[Record excerpts start]
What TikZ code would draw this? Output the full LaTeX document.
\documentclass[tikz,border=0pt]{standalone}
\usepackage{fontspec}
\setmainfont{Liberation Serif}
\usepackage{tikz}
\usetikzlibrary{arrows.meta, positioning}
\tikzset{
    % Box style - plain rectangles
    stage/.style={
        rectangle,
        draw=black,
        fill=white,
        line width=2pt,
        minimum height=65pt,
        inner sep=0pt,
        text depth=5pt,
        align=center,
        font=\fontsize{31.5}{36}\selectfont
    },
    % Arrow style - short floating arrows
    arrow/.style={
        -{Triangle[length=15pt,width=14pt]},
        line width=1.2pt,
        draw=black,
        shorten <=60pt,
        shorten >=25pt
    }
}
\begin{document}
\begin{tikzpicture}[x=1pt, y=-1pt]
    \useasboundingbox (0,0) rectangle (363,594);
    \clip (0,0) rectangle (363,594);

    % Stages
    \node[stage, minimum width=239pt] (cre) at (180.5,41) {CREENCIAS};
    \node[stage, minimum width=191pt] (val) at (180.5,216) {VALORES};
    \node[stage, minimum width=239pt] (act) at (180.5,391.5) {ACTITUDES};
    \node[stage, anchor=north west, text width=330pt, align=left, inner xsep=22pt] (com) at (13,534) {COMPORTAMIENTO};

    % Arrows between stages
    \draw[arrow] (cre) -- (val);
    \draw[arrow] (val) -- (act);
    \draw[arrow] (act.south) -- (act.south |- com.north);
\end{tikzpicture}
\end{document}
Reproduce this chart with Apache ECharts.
[Record excerpts end]
# Required work
Go through the records and print each one exactly.

# Result
What TikZ code would draw this? Output the full LaTeX document.
\documentclass[tikz,border=0pt]{standalone}
\usepackage{fontspec}
\setmainfont{Liberation Serif}
\usepackage{tikz}
\usetikzlibrary{arrows.meta, positioning}
\tikzset{
    % Box style - plain rectangles
    stage/.style={
        rectangle,
        draw=black,
        fill=white,
        line width=2pt,
        minimum height=65pt,
        inner sep=0pt,
        text depth=5pt,
        align=center,
        font=\fontsize{31.5}{36}\selectfont
    },
    % Arrow style - short floating arrows
    arrow/.style={
        -{Triangle[length=15pt,width=14pt]},
        line width=1.2pt,
        draw=black,
        shorten <=60pt,
        shorten >=25pt
    }
}
\begin{document}
\begin{tikzpicture}[x=1pt, y=-1pt]
    \useasboundingbox (0,0) rectangle (363,594);
    \clip (0,0) rectangle (363,594);

    % Stages
    \node[stage, minimum width=239pt] (cre) at (180.5,41) {CREENCIAS};
    \node[stage, minimum width=191pt] (val) at (180.5,216) {VALORES};
    \node[stage, minimum width=239pt] (act) at (180.5,391.5) {ACTITUDES};
    \node[stage, anchor=north west, text width=330pt, align=left, inner xsep=22pt] (com) at (13,534) {COMPORTAMIENTO};

    % Arrows between stages
    \draw[arrow] (cre) -- (val);
    \draw[arrow] (val) -- (act);
    \draw[arrow] (act.south) -- (act.south |- com.north);
\end{tikzpicture}
\end{document}
Reproduce this chart with Apache ECharts.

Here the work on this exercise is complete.